| Challenge |
For this exercise, copy out each line of the material below that includes "React".

| Stored data |
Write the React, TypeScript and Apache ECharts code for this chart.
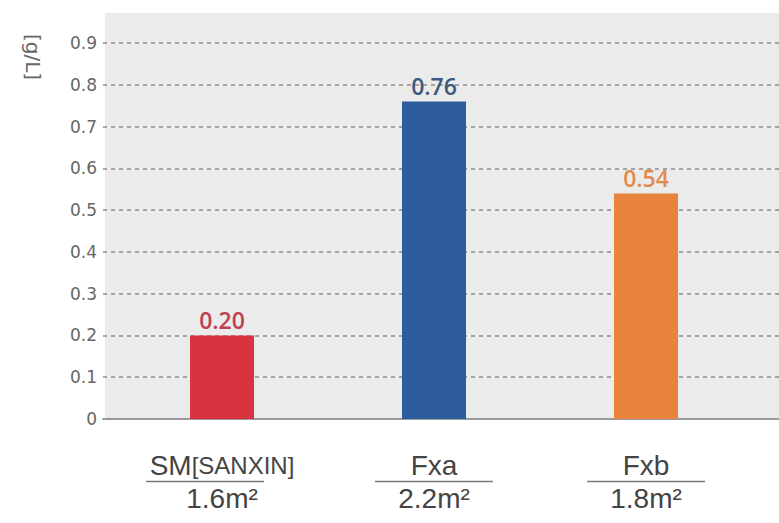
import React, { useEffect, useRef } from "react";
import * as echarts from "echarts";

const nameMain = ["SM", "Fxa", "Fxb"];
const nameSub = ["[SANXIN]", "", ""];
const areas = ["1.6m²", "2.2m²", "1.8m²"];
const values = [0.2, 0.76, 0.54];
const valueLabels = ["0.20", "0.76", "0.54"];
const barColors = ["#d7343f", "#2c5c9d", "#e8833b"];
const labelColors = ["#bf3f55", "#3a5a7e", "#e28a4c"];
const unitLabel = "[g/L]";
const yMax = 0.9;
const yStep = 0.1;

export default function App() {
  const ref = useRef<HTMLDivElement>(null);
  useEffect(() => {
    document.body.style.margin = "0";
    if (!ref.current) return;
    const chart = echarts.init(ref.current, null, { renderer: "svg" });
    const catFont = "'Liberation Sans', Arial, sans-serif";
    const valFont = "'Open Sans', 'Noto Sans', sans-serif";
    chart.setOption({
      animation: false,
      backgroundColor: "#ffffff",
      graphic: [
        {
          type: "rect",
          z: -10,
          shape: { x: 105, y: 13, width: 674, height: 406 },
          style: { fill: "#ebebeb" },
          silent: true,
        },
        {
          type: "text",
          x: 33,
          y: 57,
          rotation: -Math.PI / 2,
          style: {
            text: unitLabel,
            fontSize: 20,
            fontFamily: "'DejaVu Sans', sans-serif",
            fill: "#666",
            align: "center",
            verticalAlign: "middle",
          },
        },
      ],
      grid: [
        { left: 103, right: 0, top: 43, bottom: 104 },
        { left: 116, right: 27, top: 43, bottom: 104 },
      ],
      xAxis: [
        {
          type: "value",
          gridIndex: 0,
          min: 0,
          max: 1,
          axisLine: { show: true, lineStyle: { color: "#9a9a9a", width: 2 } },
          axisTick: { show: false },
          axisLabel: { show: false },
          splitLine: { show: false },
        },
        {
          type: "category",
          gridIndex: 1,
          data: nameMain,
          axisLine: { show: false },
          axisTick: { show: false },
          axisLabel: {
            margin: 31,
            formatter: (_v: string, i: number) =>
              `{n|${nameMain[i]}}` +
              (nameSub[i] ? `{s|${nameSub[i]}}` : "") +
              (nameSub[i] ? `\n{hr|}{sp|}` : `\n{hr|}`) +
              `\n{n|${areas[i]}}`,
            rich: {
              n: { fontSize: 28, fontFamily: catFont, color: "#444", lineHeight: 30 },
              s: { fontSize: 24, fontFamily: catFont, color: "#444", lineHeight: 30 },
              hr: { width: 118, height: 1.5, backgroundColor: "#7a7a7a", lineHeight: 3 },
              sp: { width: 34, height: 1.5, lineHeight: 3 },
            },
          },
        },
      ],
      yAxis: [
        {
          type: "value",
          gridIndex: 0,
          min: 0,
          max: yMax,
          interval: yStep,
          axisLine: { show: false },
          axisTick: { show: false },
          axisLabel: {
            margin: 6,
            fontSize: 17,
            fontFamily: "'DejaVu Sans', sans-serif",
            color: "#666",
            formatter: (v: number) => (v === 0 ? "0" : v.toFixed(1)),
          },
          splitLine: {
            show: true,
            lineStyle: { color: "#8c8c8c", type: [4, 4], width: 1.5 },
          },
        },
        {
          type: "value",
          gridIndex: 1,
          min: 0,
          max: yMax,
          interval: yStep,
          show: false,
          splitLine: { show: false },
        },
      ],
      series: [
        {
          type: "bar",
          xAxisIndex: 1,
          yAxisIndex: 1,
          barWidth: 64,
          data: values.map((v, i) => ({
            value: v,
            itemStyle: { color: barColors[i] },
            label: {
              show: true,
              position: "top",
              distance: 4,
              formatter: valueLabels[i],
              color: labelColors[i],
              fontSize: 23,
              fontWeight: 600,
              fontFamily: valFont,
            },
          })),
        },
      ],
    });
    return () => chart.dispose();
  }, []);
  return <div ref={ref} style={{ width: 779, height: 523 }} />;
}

| Exercise solution |
Write the React, TypeScript and Apache ECharts code for this chart.
import React, { useEffect, useRef } from "react";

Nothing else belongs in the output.